Start DATA PROVIDED

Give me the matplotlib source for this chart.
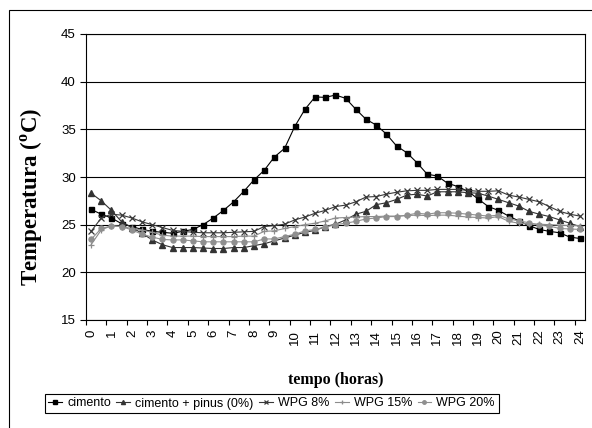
#!/usr/bin/env python3
"""
Temperatura ao longo do dia - cimento vs. compositos WPG
"""

import numpy as np
import matplotlib
matplotlib.use('Agg')
import matplotlib.pyplot as plt
from matplotlib.patches import Rectangle

# leituras a cada meia hora (0 .. 24 h)
horas = np.arange(49) / 2.0

cimento = [26.6, 26.1, 25.7, 25.1, 24.8, 24.5, 24.3, 24.2, 24.1, 24.3,
           24.5, 25.0, 25.7, 26.5, 27.4, 28.5, 29.7, 30.7, 32.1, 33.0,
           35.3, 37.1, 38.4, 38.35, 38.6, 38.25, 37.1, 36.05, 35.45, 34.5,
           33.25, 32.55, 31.5, 30.3, 30.1, 29.35, 29.0, 28.5, 27.7, 26.9,
           26.5, 25.9, 25.4, 24.9, 24.5, 24.3, 24.15, 23.7, 23.55]

cimento_pinus = [28.3, 27.5, 26.5, 25.3, 24.7, 24.1, 23.4, 22.9, 22.6, 22.6,
                 22.6, 22.55, 22.5, 22.5, 22.6, 22.6, 22.8, 23.0, 23.3, 23.6,
                 23.9, 24.2, 24.4, 24.8, 25.05, 25.5, 26.1, 26.4, 27.1, 27.3,
                 27.65, 28.1, 28.2, 28.0, 28.45, 28.45, 28.45, 28.35, 28.3, 28.0,
                 27.65, 27.3, 26.95, 26.4, 26.1, 25.85, 25.5, 25.15, 24.8]

wpg8 = [24.3, 25.7, 26.1, 26.0, 25.7, 25.3, 25.0, 24.7, 24.4, 24.3,
        24.2, 24.15, 24.15, 24.15, 24.2, 24.25, 24.3, 24.8, 24.9, 25.05,
        25.5, 25.8, 26.2, 26.5, 26.9, 27.05, 27.4, 27.9, 27.95, 28.2,
        28.4, 28.55, 28.6, 28.6, 28.7, 28.7, 28.7, 28.6, 28.5, 28.5,
        28.55, 28.1, 27.9, 27.65, 27.4, 26.9, 26.4, 26.1, 25.9]

wpg15 = [22.9, 24.45, 24.9, 24.8, 24.6, 24.45, 24.2, 23.9, 23.8, 23.8,
         23.8, 23.75, 23.75, 23.75, 23.75, 23.8, 23.8, 24.3, 24.35, 24.6,
         24.8, 25.0, 25.15, 25.4, 25.7, 25.75, 25.8, 25.85, 25.85, 25.9,
         25.9, 25.95, 26.0, 25.95, 26.0, 26.0, 25.9, 25.8, 25.75, 25.7,
         25.85, 25.35, 25.15, 25.1, 25.05, 25.0, 24.95, 24.9, 24.9]

wpg20 = [23.45, 24.6, 24.85, 24.8, 24.45, 24.0, 23.7, 23.45, 23.4, 23.4,
         23.3, 23.2, 23.2, 23.2, 23.2, 23.2, 23.2, 23.5, 23.5, 23.75,
         24.0, 24.35, 24.5, 24.75, 25.0, 25.15, 25.35, 25.6, 25.7, 25.85,
         25.85, 26.0, 26.2, 26.1, 26.25, 26.25, 26.2, 26.1, 26.0, 25.9,
         26.0, 25.6, 25.4, 25.2, 24.95, 24.85, 24.6, 24.55, 24.5]

rotulos_horas = [str(h) for h in range(25)]

plt.rcParams['font.family'] = 'Liberation Sans'
plt.rcParams['mathtext.fontset'] = 'custom'
plt.rcParams['mathtext.rm'] = 'Liberation Serif'
plt.rcParams['mathtext.bf'] = 'Liberation Serif:bold'

fig = plt.figure(figsize=(5.92, 4.28), dpi=100)
ax = fig.add_axes([86 / 592, 1 - 320 / 428, (585 - 86) / 592, (320 - 34) / 428])

ax.plot(horas, cimento, '-s', color='black', lw=0.8, ms=3.6, label='cimento')
ax.plot(horas, cimento_pinus, '-^', color='#333333', lw=0.8, ms=4.2,
        label='cimento + pinus (0%)')
ax.plot(horas, wpg8, '-x', color='#383838', lw=0.8, ms=4.2, mew=0.9,
        label='WPG 8%')
ax.plot(horas, wpg15, '-+', color='#8c8c8c', lw=0.8, ms=5, mew=0.9,
        label='WPG 15%')
ax.plot(horas, wpg20, '-o', color='#8f8f8f', lw=0.8, ms=3.6, label='WPG 20%')

ax.set_ylim(15, 45)
ax.set_yticks(range(15, 46, 5))
ax.yaxis.grid(True, color='black', lw=0.8)
ax.set_axisbelow(True)
ax.tick_params(axis='y', direction='out', length=4.3, width=0.8,
               labelsize=9.5, pad=3)

ax.set_xlim(-0.25, 24.25)
ax.set_xticks(range(25))
ax.set_xticklabels(rotulos_horas, rotation=90)
ax.set_xticks(np.arange(25) - 0.25, minor=True)
ax.tick_params(axis='x', which='major', length=0, labelsize=9.5, pad=7)
ax.tick_params(axis='x', which='minor', direction='out', length=3.8, width=0.8)

for s in ax.spines.values():
    s.set_linewidth(0.8)
    s.set_color('black')

fig.text(32 / 592, 1 - 197 / 428, r'Temperatura ($^{\mathbf{o}}$C)',
         family='Liberation Serif', weight='bold', fontsize=16.5,
         rotation=90, ha='center', va='center')
fig.text(335.5 / 592, 1 - 380 / 428, 'tempo (horas)',
         family='Liberation Serif', weight='bold', fontsize=11.5,
         ha='center', va='center')

leg = fig.legend(loc='center', bbox_to_anchor=(271.5 / 592, 1 - 403.5 / 428),
                 ncol=5, fontsize=9, fancybox=False, framealpha=1,
                 edgecolor='black', handlelength=1.1, handletextpad=0.4,
                 columnspacing=0.45, borderpad=0.3, borderaxespad=0,
                 markerscale=0.7)
leg.get_frame().set_linewidth(0.8)

# borda da area do grafico (cortada a direita e em baixo)
fig.patches.append(Rectangle((9 / 592, -0.1), 1.2, 1.1 - 10 / 428,
                             transform=fig.transFigure, fill=False,
                             edgecolor='black', lw=0.8))

fig.savefig('out.png', dpi=100)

End DATA PROVIDED

Restate the whole listing above exactly, please, omitting every image.

Give me the matplotlib source for this chart.
#!/usr/bin/env python3
"""
Temperatura ao longo do dia - cimento vs. compositos WPG
"""

import numpy as np
import matplotlib
matplotlib.use('Agg')
import matplotlib.pyplot as plt
from matplotlib.patches import Rectangle

# leituras a cada meia hora (0 .. 24 h)
horas = np.arange(49) / 2.0

cimento = [26.6, 26.1, 25.7, 25.1, 24.8, 24.5, 24.3, 24.2, 24.1, 24.3,
           24.5, 25.0, 25.7, 26.5, 27.4, 28.5, 29.7, 30.7, 32.1, 33.0,
           35.3, 37.1, 38.4, 38.35, 38.6, 38.25, 37.1, 36.05, 35.45, 34.5,
           33.25, 32.55, 31.5, 30.3, 30.1, 29.35, 29.0, 28.5, 27.7, 26.9,
           26.5, 25.9, 25.4, 24.9, 24.5, 24.3, 24.15, 23.7, 23.55]

cimento_pinus = [28.3, 27.5, 26.5, 25.3, 24.7, 24.1, 23.4, 22.9, 22.6, 22.6,
                 22.6, 22.55, 22.5, 22.5, 22.6, 22.6, 22.8, 23.0, 23.3, 23.6,
                 23.9, 24.2, 24.4, 24.8, 25.05, 25.5, 26.1, 26.4, 27.1, 27.3,
                 27.65, 28.1, 28.2, 28.0, 28.45, 28.45, 28.45, 28.35, 28.3, 28.0,
                 27.65, 27.3, 26.95, 26.4, 26.1, 25.85, 25.5, 25.15, 24.8]

wpg8 = [24.3, 25.7, 26.1, 26.0, 25.7, 25.3, 25.0, 24.7, 24.4, 24.3,
        24.2, 24.15, 24.15, 24.15, 24.2, 24.25, 24.3, 24.8, 24.9, 25.05,
        25.5, 25.8, 26.2, 26.5, 26.9, 27.05, 27.4, 27.9, 27.95, 28.2,
        28.4, 28.55, 28.6, 28.6, 28.7, 28.7, 28.7, 28.6, 28.5, 28.5,
        28.55, 28.1, 27.9, 27.65, 27.4, 26.9, 26.4, 26.1, 25.9]

wpg15 = [22.9, 24.45, 24.9, 24.8, 24.6, 24.45, 24.2, 23.9, 23.8, 23.8,
         23.8, 23.75, 23.75, 23.75, 23.75, 23.8, 23.8, 24.3, 24.35, 24.6,
         24.8, 25.0, 25.15, 25.4, 25.7, 25.75, 25.8, 25.85, 25.85, 25.9,
         25.9, 25.95, 26.0, 25.95, 26.0, 26.0, 25.9, 25.8, 25.75, 25.7,
         25.85, 25.35, 25.15, 25.1, 25.05, 25.0, 24.95, 24.9, 24.9]

wpg20 = [23.45, 24.6, 24.85, 24.8, 24.45, 24.0, 23.7, 23.45, 23.4, 23.4,
         23.3, 23.2, 23.2, 23.2, 23.2, 23.2, 23.2, 23.5, 23.5, 23.75,
         24.0, 24.35, 24.5, 24.75, 25.0, 25.15, 25.35, 25.6, 25.7, 25.85,
         25.85, 26.0, 26.2, 26.1, 26.25, 26.25, 26.2, 26.1, 26.0, 25.9,
         26.0, 25.6, 25.4, 25.2, 24.95, 24.85, 24.6, 24.55, 24.5]

rotulos_horas = [str(h) for h in range(25)]

plt.rcParams['font.family'] = 'Liberation Sans'
plt.rcParams['mathtext.fontset'] = 'custom'
plt.rcParams['mathtext.rm'] = 'Liberation Serif'
plt.rcParams['mathtext.bf'] = 'Liberation Serif:bold'

fig = plt.figure(figsize=(5.92, 4.28), dpi=100)
ax = fig.add_axes([86 / 592, 1 - 320 / 428, (585 - 86) / 592, (320 - 34) / 428])

ax.plot(horas, cimento, '-s', color='black', lw=0.8, ms=3.6, label='cimento')
ax.plot(horas, cimento_pinus, '-^', color='#333333', lw=0.8, ms=4.2,
        label='cimento + pinus (0%)')
ax.plot(horas, wpg8, '-x', color='#383838', lw=0.8, ms=4.2, mew=0.9,
        label='WPG 8%')
ax.plot(horas, wpg15, '-+', color='#8c8c8c', lw=0.8, ms=5, mew=0.9,
        label='WPG 15%')
ax.plot(horas, wpg20, '-o', color='#8f8f8f', lw=0.8, ms=3.6, label='WPG 20%')

ax.set_ylim(15, 45)
ax.set_yticks(range(15, 46, 5))
ax.yaxis.grid(True, color='black', lw=0.8)
ax.set_axisbelow(True)
ax.tick_params(axis='y', direction='out', length=4.3, width=0.8,
               labelsize=9.5, pad=3)

ax.set_xlim(-0.25, 24.25)
ax.set_xticks(range(25))
ax.set_xticklabels(rotulos_horas, rotation=90)
ax.set_xticks(np.arange(25) - 0.25, minor=True)
ax.tick_params(axis='x', which='major', length=0, labelsize=9.5, pad=7)
ax.tick_params(axis='x', which='minor', direction='out', length=3.8, width=0.8)

for s in ax.spines.values():
    s.set_linewidth(0.8)
    s.set_color('black')

fig.text(32 / 592, 1 - 197 / 428, r'Temperatura ($^{\mathbf{o}}$C)',
         family='Liberation Serif', weight='bold', fontsize=16.5,
         rotation=90, ha='center', va='center')
fig.text(335.5 / 592, 1 - 380 / 428, 'tempo (horas)',
         family='Liberation Serif', weight='bold', fontsize=11.5,
         ha='center', va='center')

leg = fig.legend(loc='center', bbox_to_anchor=(271.5 / 592, 1 - 403.5 / 428),
                 ncol=5, fontsize=9, fancybox=False, framealpha=1,
                 edgecolor='black', handlelength=1.1, handletextpad=0.4,
                 columnspacing=0.45, borderpad=0.3, borderaxespad=0,
                 markerscale=0.7)
leg.get_frame().set_linewidth(0.8)

# borda da area do grafico (cortada a direita e em baixo)
fig.patches.append(Rectangle((9 / 592, -0.1), 1.2, 1.1 - 10 / 428,
                             transform=fig.transFigure, fill=False,
                             edgecolor='black', lw=0.8))

fig.savefig('out.png', dpi=100)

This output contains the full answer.